The experimental results from two experiments above confirm the hyperentanglement nature of the quantum states in all available channel pairs, meaning that our fully-connected network can provide high-quality entangled states in polarization and OAM DOFs simultaneously. In other words, we have successfully realized a proof-of-principle demonstration of a quantum hyperentangled network encoded in polarization and OAM DOFs. It is worth noting that the time-energy and OAM DOFs belong to high dimensional Hilbert space. One can prepare the high-dimensional OAM entangled states through entanglement transfer from time-energy to OAM DOF by inserting relative SPPs into multi-arm unbalanced interferometers, which is promising in constructing a high-dimensional OAM entangled network. Besides, the scale of the network can be easily expanded by multiplexing more wavelength channels into one transmission link using DWDM technique, and new users can be added to the network architecture without changing the users’ hardware while maintaining the network’s performance. When the number of end users grows to be large, the quantum system for a fully-connected hyperentangled network would be complicated, which makes it difficult to improve the security distance of the network. At this time, powerful quantum repeaters are necessary to implement the functionality of a quantum Internet [21] with multiusers. To date, it is still challenging to achieve a practical quantum repeater.
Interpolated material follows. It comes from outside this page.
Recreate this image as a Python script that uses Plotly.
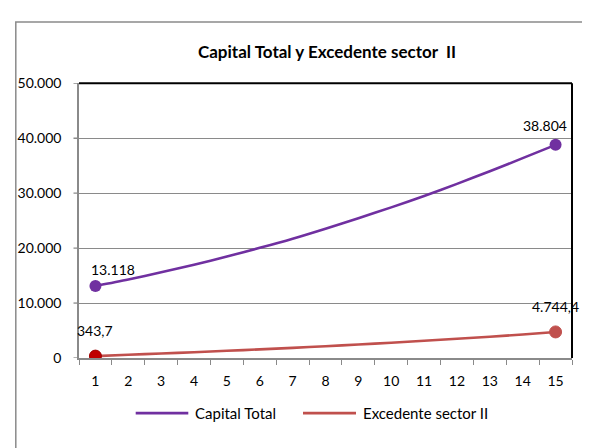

One solution is to use secure-repeater network based on QSDC [43], which provides a way of quantum interconnection in the future quantum Internet.

6 Conclusion

We implement a hyperentangled multiuser network encoded in polarization and OAM DOFs with a fully connected network architecture by using the DWDM and entanglement transfer technique. During the experiment, three hyperentangled states in polarization and time-energy DOFs from a Sagnac-type setup are multiplexed into three single mode fibers to form the fully connected network architecture. Then, three interferometric quantum gates consisting of a MZI with two SPPs inserted in different paths are utilized for quantum entanglement transfer from time-energy to OAM DOF. The two-photon interference visibility is measured to be higher than 95% for both polarization and OAM entanglement, revealing a high quality of the hyperentanglement in polarization and OAM DOFs of the constructed network. The scheme based on entanglement transfer has potential applications in high-dimensional quantum communication tasks since the time-energy and OAM DOFs belong to high dimensional Hilbert space. Our approach can provide a novel way to construct a large-scale hyperentangled network that can support various kinds of multiuser quantum communication tasks, such as multi-DOF quantum entanglement swapping, superdense coding, and teleportation.